The accumulator bolt that will batch writes will perform two tasks; accumulate data and export it periodically. It will be a prepared bolt (stateful) that accepts two different streams (you must specify this when declaring the topology). Here’s a skeleton:

(defn gen-tmp-file
  "Generates a temporary file with the given prefix and suffix.
   Prefix should have a trailing underscore. Returns a file path.

   Example:
   (gen-tmp-file \"my_data_\" \".csv\")"
  [prefix suffix]
  (let [tmp-file (java.io.File/createTempFile prefix suffix)]
    (.getAbsolutePath tmp-file)))
    
(defbolt accumulate-data ["f1" "f2"] {:prepare true}
  [conf context collector]
  ;; State is captured in a single atom, adjust as you need
  (let [state (atom {:last-tick (System/currentTimeMillis)
                     :tmp-file (gen-tmp-file "my_tmp_" ".csv"})]
    (bolt
     (execute
      [tuple]
      ;; This bolt can take two tuples, one which is a timestamp from
      ;; the clock and the other which is a data tuple
      (if (:timestamp tuple)
        ;; We can assume that the IO is safe as each bolt is a
        ;; separate process and will not run more than 1 tuple at a
        ;; time with the given state
        (output-tmp-file (:tmp-file @state))
        (do
          (log-message "Recieved clock tick: " (:timestamp tuple))
          (log-message "Last tick: " (:last-tick @state))
          ;; Set the datetime since last tick in case you want to check time since to decide whether to write out
          (swap! state assoc :last-tick (:timestamp tuple))
          ;; Do something with your accumulated file
          (output-tmp-file (:tmp-file @state)
          (swap! state dissoc-in [:tmp-files k])))
        
        ;; If this is not a tick from the clock spout its data to accumulate
        (do
          (log-message "Appending to file " (tmp-file @state))
          (spit (tmp-file @state) content :append true)))
      (ack! collector tuple)))))

Accumulating the data by appending it to temp files allows us to keep the data on disk rather than in memory. All we are storing in the state is the temporary file’s path. We use the JVM’s built in utilities to generate unique temporary file names to avoid collisions with other processes that may be accumulating to file. The tick is merely a signal to perform the export of the accumulated data. The storing of the last tick timestamp is not necessary in this simplified example, but would be useful if you wanted to only write if the file gets large enough or a certain threshold of time has passed.

Wrapping up

Using this method you can easily parallelize the accumulation and batch writing of data for your topology. Since we are using a clock we are guaranteed to have all batch writes to performed after n seconds where n is the interval from the clock spout. If we were to decide when to export based on the file size we could get into a situation where data sits there forever.

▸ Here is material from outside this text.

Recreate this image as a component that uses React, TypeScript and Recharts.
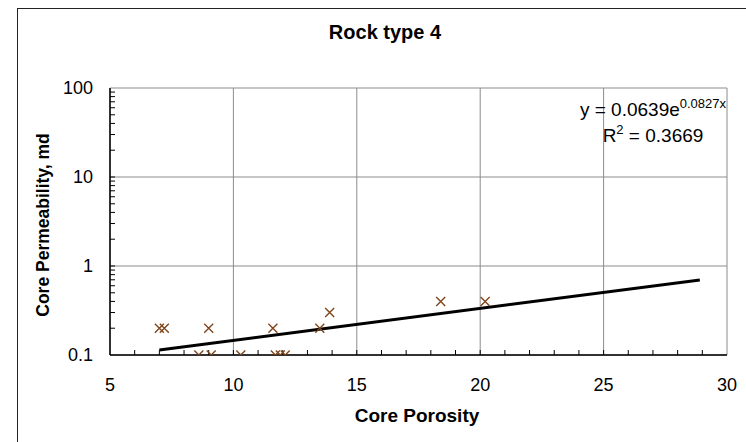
import { CartesianGrid, Scatter, ScatterChart, XAxis, YAxis } from "recharts";

// Rock type 4: core porosity vs core permeability (log scale)
const porosity = [7.0, 7.2, 9.0, 8.6, 9.1, 10.3, 11.6, 11.7, 11.9, 12.1, 13.5, 13.9, 18.4, 20.2];
const permeability = [0.2, 0.2, 0.2, 0.1, 0.1, 0.1, 0.2, 0.1, 0.1, 0.1, 0.2, 0.3, 0.4, 0.4];

// exponential trendline endpoints (straight on the log axis)
const trendPorosity = [7.0, 28.9];
const trendPermeability = [0.114, 0.697];

const xMajorTicks = [5, 10, 15, 20, 25, 30];
const xMinorTicks = [6, 7, 8, 9, 10, 11, 12, 13, 14, 15, 16, 17, 18, 19, 20, 21, 22, 23, 24, 25, 26, 27, 28, 29];
const yMajorTicks = [0.1, 1, 10, 100];
const yMinorTicks = [
  0.2, 0.3, 0.4, 0.5, 0.6, 0.7, 0.8, 0.9,
  1, 2, 3, 4, 5, 6, 7, 8, 9,
  10, 20, 30, 40, 50, 60, 70, 80, 90,
];

const W = 746;
const H = 442;
const FONT = '"Liberation Sans", Arial, sans-serif';
const MARKER = "#80461B";
const GRID = "#8c8c8c";

const points = porosity.map((x, i) => ({ x, y: permeability[i] }));
const trend = trendPorosity.map((x, i) => ({ x, y: trendPermeability[i] }));
// minor tick marks sit on the axes: left edge is x = 5, bottom edge is y = 0.1
const yTickMarks = yMinorTicks.map((y) => ({ x: 5, y }));
const xTickMarks = xMinorTicks.map((x) => ({ x, y: 0.1 }));

function Cross(props: any) {
  const { cx, cy } = props;
  if (cx == null || cy == null) return <g />;
  const r = 4.5;
  return (
    <path
      d={`M${cx - r},${cy - r}L${cx + r},${cy + r}M${cx - r},${cy + r}L${cx + r},${cy - r}`}
      stroke={MARKER}
      strokeWidth={1.4}
      fill="none"
    />
  );
}

function YTick(props: any) {
  const { cx, cy } = props;
  if (cx == null || cy == null) return <g />;
  return <line x1={cx} y1={cy} x2={cx + 5} y2={cy} stroke="#000" strokeWidth={1} />;
}

function XTick(props: any) {
  const { cx, cy } = props;
  if (cx == null || cy == null) return <g />;
  return <line x1={cx} y1={cy} x2={cx} y2={cy - 5} stroke="#000" strokeWidth={1} />;
}

export default function App() {
  return (
    <div
      style={{
        position: "fixed",
        left: 0,
        top: 0,
        width: W,
        height: H,
        background: "#fff",
        overflow: "hidden",
        fontFamily: FONT,
      }}
    >
      <div
        style={{
          position: "absolute",
          left: 17,
          top: 8,
          width: 780,
          height: 480,
          border: "1px solid #222",
        }}
      />
      <div style={{ position: "absolute", left: 0, top: 0 }}>
        <ScatterChart width={W} height={H} margin={{ top: 88, right: 19, bottom: 47, left: 50 }}>
          <CartesianGrid
            stroke={GRID}
            strokeWidth={1}
            horizontalValues={yMajorTicks}
            verticalValues={xMajorTicks}
          />
          <XAxis
            type="number"
            dataKey="x"
            domain={[5, 30]}
            ticks={xMajorTicks}
            interval={0}
            height={40}
            tickLine={false}
            tickSize={0}
            tickMargin={23}
            axisLine={{ stroke: "#000", strokeWidth: 1.5 }}
            tick={{ fill: "#000", fontSize: 18, fontFamily: FONT }}
            allowDataOverflow
          />
          <YAxis
            type="number"
            dataKey="y"
            scale="log"
            domain={[0.1, 100]}
            ticks={yMajorTicks}
            interval={0}
            width={60}
            tickLine={false}
            tickSize={0}
            tickMargin={17}
            axisLine={{ stroke: "#000", strokeWidth: 1.5 }}
            tick={{ fill: "#000", fontSize: 18, fontFamily: FONT }}
            allowDataOverflow
          />
          <Scatter data={yTickMarks} shape={YTick} isAnimationActive={false} />
          <Scatter data={xTickMarks} shape={XTick} isAnimationActive={false} />
          <Scatter
            data={trend}
            line={{ stroke: "#000", strokeWidth: 3 }}
            lineType="joint"
            shape={() => <g />}
            isAnimationActive={false}
          />
          <Scatter data={points} shape={Cross} isAnimationActive={false} />
        </ScatterChart>
      </div>
      <svg
        width={W}
        height={H}
        style={{ position: "absolute", left: 0, top: 0, pointerEvents: "none" }}
        fontFamily={FONT}
      >
        <text x={385} y={39} textAnchor="middle" fontSize={20} fontWeight="bold" fill="#000">
          Rock type 4
        </text>
        <text x={417} y={422} textAnchor="middle" fontSize={19} fontWeight="bold" fill="#000">
          Core Porosity
        </text>
        <text
          x={49}
          y={225}
          transform="rotate(-90 49 225)"
          textAnchor="middle"
          fontSize={17.5}
          fontWeight="bold"
          fill="#000"
        >
          Core Permeability, md
        </text>
        <text x={653} y={116} textAnchor="middle" fontSize={19} fill="#000">
          y = 0.0639e
          <tspan fontSize={13} dy={-8}>
            0.0827x
          </tspan>
        </text>
        <text x={653} y={142} textAnchor="middle" fontSize={19} fill="#000">
          R
          <tspan fontSize={13} dy={-8}>
            2
          </tspan>
          <tspan dy={8}> = 0.3669</tspan>
        </text>
      </svg>
    </div>
  );
}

We used files to accumulate data, but that may not make sense for your situation. If this were to batch writes to a database I would be more inclined to store the data in memory (in the state atom) and have a shorter interval from the clock spout so we don’t use up too much memory. Writing to files can be error prone (what if you forget a newline!) and keeping the data structures in memory is much simpler.

In the event of a failure, the tuple could be tried again (for the clock or the data stream) so keep that in mind when modeling your problem. It is also possible that a failure that crashes the topology (Storm has a fail fast design) you will lose data that is accumulated in memory. Writing to temporary files could potentially allow you to recover from that, but I haven’t needed to design around that.